« Heille, c’est ton projet ! » « Ça nous ressemble ! » « C’est ce qu’on a vécu ! »

Quand ils ont vu passer la bande-annonce du dernier film de Louise Archambault, Le temps d’un été, une poignée de personnes marginalisées ont été particulièrement touchées. Pour cause : elles aussi, il y a 10 ans, ont eu la chance de passer des vacances mémorables pour le moins inusitées.

Le temps d’un été, en salle depuis vendredi, raconte l’histoire a priori farfelue d’un curé endetté, qui décide d’emmener une bande de personnes en situation d’itinérance passer les grandes vacances sur le bord du fleuve, dans un domaine dont il vient d’hériter.

L’histoire semble tirée par les cheveux, et pourtant, c’est avec la même volonté d’« offrir du rêve » que Nancie Martineau, organisatrice communautaire, a emmené, à l’instar de Patrice Robitaille dans le film, une douzaine de personnes en situation d’itinérance quelques jours à Cuba. Intimement convaincue que les voyages changent la vie, elle a récidivé l’année suivante au Maroc, puis en Équateur, et enfin au Costa Rica.

« On évolue selon notre environnement, explique la baroudeuse, en entrevue de Gatineau. Sortir ces gens-là de leur quotidien, les envoyer ailleurs, cela leur permet de se questionner : où je m’en vais ? » Loin de leurs repères, ils peuvent « comparer la misère », comme elle dit. Et cela crée des « déclics », elle en est convaincue.

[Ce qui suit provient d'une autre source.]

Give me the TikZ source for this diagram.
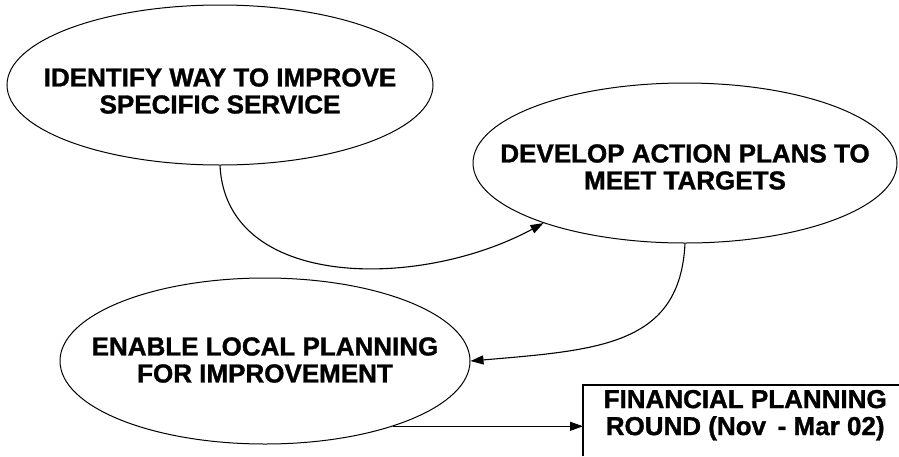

Pour mener à bien son projet, Nancie Martineau a travaillé d’arrache-pied avec son groupe de volontaires aussi bigarrés qu’écorchés. Pendant des mois, ils ont organisé des levées de fonds, vendu des hot-dogs, et surtout mis de côté une portion de leur prestation d’aide sociale, pour arriver à vivre ce rêve inespéré.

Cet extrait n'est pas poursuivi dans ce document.